Raw data =>
◇ ◇ ◇ ◇ ◇ ◇ ◇
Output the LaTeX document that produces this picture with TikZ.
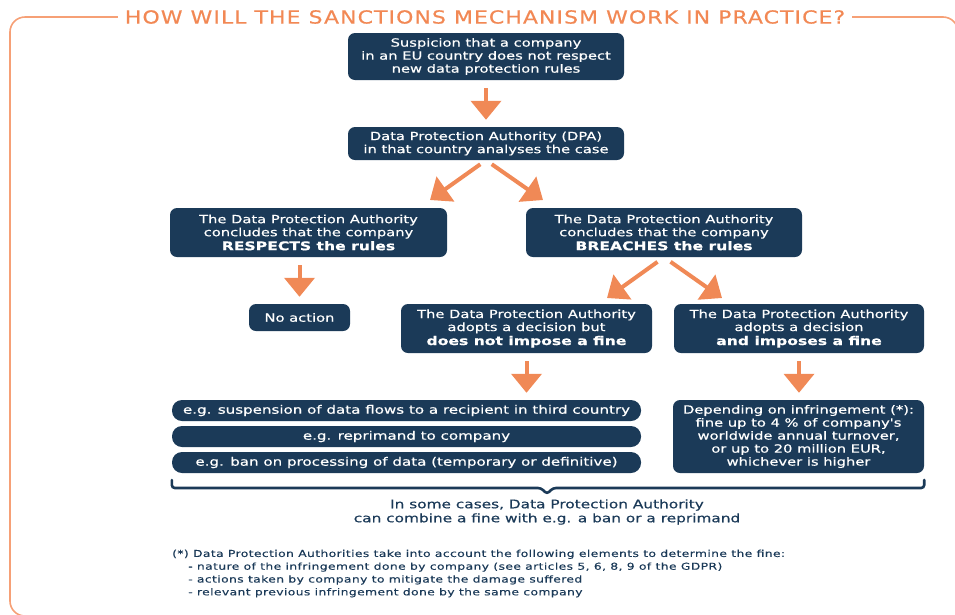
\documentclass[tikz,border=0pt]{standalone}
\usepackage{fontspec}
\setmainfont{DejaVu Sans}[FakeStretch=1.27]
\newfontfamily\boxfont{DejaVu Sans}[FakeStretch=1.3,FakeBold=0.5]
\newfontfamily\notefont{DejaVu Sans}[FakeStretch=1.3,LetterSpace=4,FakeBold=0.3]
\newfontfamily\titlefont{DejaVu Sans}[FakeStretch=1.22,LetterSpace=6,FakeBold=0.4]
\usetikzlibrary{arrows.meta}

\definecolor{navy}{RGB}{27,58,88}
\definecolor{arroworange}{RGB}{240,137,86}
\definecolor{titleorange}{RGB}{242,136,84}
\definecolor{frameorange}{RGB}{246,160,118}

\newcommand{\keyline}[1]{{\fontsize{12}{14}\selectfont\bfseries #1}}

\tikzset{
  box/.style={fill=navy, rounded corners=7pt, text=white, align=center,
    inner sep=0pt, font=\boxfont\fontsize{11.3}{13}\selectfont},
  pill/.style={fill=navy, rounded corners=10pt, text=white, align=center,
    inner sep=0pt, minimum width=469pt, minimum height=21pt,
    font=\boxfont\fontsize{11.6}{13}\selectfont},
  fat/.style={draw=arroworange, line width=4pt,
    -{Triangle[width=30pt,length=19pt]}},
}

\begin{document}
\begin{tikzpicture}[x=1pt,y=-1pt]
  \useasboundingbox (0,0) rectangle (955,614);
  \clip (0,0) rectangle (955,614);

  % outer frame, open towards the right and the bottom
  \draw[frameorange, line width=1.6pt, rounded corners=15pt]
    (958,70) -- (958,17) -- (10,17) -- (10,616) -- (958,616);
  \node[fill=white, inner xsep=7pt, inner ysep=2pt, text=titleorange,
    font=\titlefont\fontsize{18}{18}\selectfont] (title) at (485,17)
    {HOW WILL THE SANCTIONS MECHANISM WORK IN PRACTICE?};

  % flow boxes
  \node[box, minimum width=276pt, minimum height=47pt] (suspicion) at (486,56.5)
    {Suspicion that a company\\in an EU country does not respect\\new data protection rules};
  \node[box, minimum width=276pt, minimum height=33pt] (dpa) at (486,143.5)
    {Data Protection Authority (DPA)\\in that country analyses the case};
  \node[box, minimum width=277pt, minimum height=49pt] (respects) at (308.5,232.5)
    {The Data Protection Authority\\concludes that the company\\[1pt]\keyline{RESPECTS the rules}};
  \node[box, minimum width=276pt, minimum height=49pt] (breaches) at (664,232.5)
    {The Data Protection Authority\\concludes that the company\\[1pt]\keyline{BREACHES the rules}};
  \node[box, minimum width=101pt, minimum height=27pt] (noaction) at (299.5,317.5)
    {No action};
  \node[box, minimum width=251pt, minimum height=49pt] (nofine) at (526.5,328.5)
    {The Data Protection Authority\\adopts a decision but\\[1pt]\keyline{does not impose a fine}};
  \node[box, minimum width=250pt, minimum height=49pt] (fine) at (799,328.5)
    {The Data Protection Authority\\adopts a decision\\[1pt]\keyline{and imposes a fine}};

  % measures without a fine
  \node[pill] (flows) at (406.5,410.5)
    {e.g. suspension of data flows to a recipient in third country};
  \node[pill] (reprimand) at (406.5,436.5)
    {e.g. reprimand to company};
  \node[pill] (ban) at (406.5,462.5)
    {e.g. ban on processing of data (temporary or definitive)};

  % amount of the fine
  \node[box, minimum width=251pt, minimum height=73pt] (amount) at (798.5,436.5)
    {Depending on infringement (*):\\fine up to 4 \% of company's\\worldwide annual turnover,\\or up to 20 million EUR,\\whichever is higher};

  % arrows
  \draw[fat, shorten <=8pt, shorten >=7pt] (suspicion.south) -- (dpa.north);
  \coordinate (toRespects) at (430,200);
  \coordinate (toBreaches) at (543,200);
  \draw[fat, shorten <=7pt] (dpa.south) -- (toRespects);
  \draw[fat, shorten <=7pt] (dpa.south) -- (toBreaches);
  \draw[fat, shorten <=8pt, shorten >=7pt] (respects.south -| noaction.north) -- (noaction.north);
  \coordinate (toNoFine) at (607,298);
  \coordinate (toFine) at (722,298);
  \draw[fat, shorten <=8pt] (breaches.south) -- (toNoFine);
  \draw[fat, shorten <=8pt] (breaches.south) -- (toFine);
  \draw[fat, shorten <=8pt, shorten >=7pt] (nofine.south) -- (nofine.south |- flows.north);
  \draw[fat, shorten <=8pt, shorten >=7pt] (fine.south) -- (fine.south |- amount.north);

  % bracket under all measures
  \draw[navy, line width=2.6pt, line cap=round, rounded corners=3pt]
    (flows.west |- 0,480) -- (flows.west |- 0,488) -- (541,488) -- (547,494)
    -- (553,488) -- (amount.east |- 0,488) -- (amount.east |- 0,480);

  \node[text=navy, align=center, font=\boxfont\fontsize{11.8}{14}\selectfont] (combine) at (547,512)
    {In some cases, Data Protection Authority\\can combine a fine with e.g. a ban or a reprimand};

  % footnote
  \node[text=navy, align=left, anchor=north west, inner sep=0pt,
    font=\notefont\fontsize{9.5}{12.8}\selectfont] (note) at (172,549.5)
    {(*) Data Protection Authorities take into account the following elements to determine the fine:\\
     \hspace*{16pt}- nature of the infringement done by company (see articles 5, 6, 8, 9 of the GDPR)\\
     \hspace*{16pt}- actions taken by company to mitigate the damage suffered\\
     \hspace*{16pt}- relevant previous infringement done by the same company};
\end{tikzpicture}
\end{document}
◇ ◇ ◇ ◇ ◇ ◇ ◇
Given request => Your task is an exact transcription of all the data, minus the pictures.

Right answer =>
Output the LaTeX document that produces this picture with TikZ.
\documentclass[tikz,border=0pt]{standalone}
\usepackage{fontspec}
\setmainfont{DejaVu Sans}[FakeStretch=1.27]
\newfontfamily\boxfont{DejaVu Sans}[FakeStretch=1.3,FakeBold=0.5]
\newfontfamily\notefont{DejaVu Sans}[FakeStretch=1.3,LetterSpace=4,FakeBold=0.3]
\newfontfamily\titlefont{DejaVu Sans}[FakeStretch=1.22,LetterSpace=6,FakeBold=0.4]
\usetikzlibrary{arrows.meta}

\definecolor{navy}{RGB}{27,58,88}
\definecolor{arroworange}{RGB}{240,137,86}
\definecolor{titleorange}{RGB}{242,136,84}
\definecolor{frameorange}{RGB}{246,160,118}

\newcommand{\keyline}[1]{{\fontsize{12}{14}\selectfont\bfseries #1}}

\tikzset{
  box/.style={fill=navy, rounded corners=7pt, text=white, align=center,
    inner sep=0pt, font=\boxfont\fontsize{11.3}{13}\selectfont},
  pill/.style={fill=navy, rounded corners=10pt, text=white, align=center,
    inner sep=0pt, minimum width=469pt, minimum height=21pt,
    font=\boxfont\fontsize{11.6}{13}\selectfont},
  fat/.style={draw=arroworange, line width=4pt,
    -{Triangle[width=30pt,length=19pt]}},
}

\begin{document}
\begin{tikzpicture}[x=1pt,y=-1pt]
  \useasboundingbox (0,0) rectangle (955,614);
  \clip (0,0) rectangle (955,614);

  % outer frame, open towards the right and the bottom
  \draw[frameorange, line width=1.6pt, rounded corners=15pt]
    (958,70) -- (958,17) -- (10,17) -- (10,616) -- (958,616);
  \node[fill=white, inner xsep=7pt, inner ysep=2pt, text=titleorange,
    font=\titlefont\fontsize{18}{18}\selectfont] (title) at (485,17)
    {HOW WILL THE SANCTIONS MECHANISM WORK IN PRACTICE?};

  % flow boxes
  \node[box, minimum width=276pt, minimum height=47pt] (suspicion) at (486,56.5)
    {Suspicion that a company\\in an EU country does not respect\\new data protection rules};
  \node[box, minimum width=276pt, minimum height=33pt] (dpa) at (486,143.5)
    {Data Protection Authority (DPA)\\in that country analyses the case};
  \node[box, minimum width=277pt, minimum height=49pt] (respects) at (308.5,232.5)
    {The Data Protection Authority\\concludes that the company\\[1pt]\keyline{RESPECTS the rules}};
  \node[box, minimum width=276pt, minimum height=49pt] (breaches) at (664,232.5)
    {The Data Protection Authority\\concludes that the company\\[1pt]\keyline{BREACHES the rules}};
  \node[box, minimum width=101pt, minimum height=27pt] (noaction) at (299.5,317.5)
    {No action};
  \node[box, minimum width=251pt, minimum height=49pt] (nofine) at (526.5,328.5)
    {The Data Protection Authority\\adopts a decision but\\[1pt]\keyline{does not impose a fine}};
  \node[box, minimum width=250pt, minimum height=49pt] (fine) at (799,328.5)
    {The Data Protection Authority\\adopts a decision\\[1pt]\keyline{and imposes a fine}};

  % measures without a fine
  \node[pill] (flows) at (406.5,410.5)
    {e.g. suspension of data flows to a recipient in third country};
  \node[pill] (reprimand) at (406.5,436.5)
    {e.g. reprimand to company};
  \node[pill] (ban) at (406.5,462.5)
    {e.g. ban on processing of data (temporary or definitive)};

  % amount of the fine
  \node[box, minimum width=251pt, minimum height=73pt] (amount) at (798.5,436.5)
    {Depending on infringement (*):\\fine up to 4 \% of company's\\worldwide annual turnover,\\or up to 20 million EUR,\\whichever is higher};

  % arrows
  \draw[fat, shorten <=8pt, shorten >=7pt] (suspicion.south) -- (dpa.north);
  \coordinate (toRespects) at (430,200);
  \coordinate (toBreaches) at (543,200);
  \draw[fat, shorten <=7pt] (dpa.south) -- (toRespects);
  \draw[fat, shorten <=7pt] (dpa.south) -- (toBreaches);
  \draw[fat, shorten <=8pt, shorten >=7pt] (respects.south -| noaction.north) -- (noaction.north);
  \coordinate (toNoFine) at (607,298);
  \coordinate (toFine) at (722,298);
  \draw[fat, shorten <=8pt] (breaches.south) -- (toNoFine);
  \draw[fat, shorten <=8pt] (breaches.south) -- (toFine);
  \draw[fat, shorten <=8pt, shorten >=7pt] (nofine.south) -- (nofine.south |- flows.north);
  \draw[fat, shorten <=8pt, shorten >=7pt] (fine.south) -- (fine.south |- amount.north);

  % bracket under all measures
  \draw[navy, line width=2.6pt, line cap=round, rounded corners=3pt]
    (flows.west |- 0,480) -- (flows.west |- 0,488) -- (541,488) -- (547,494)
    -- (553,488) -- (amount.east |- 0,488) -- (amount.east |- 0,480);

  \node[text=navy, align=center, font=\boxfont\fontsize{11.8}{14}\selectfont] (combine) at (547,512)
    {In some cases, Data Protection Authority\\can combine a fine with e.g. a ban or a reprimand};

  % footnote
  \node[text=navy, align=left, anchor=north west, inner sep=0pt,
    font=\notefont\fontsize{9.5}{12.8}\selectfont] (note) at (172,549.5)
    {(*) Data Protection Authorities take into account the following elements to determine the fine:\\
     \hspace*{16pt}- nature of the infringement done by company (see articles 5, 6, 8, 9 of the GDPR)\\
     \hspace*{16pt}- actions taken by company to mitigate the damage suffered\\
     \hspace*{16pt}- relevant previous infringement done by the same company};
\end{tikzpicture}
\end{document}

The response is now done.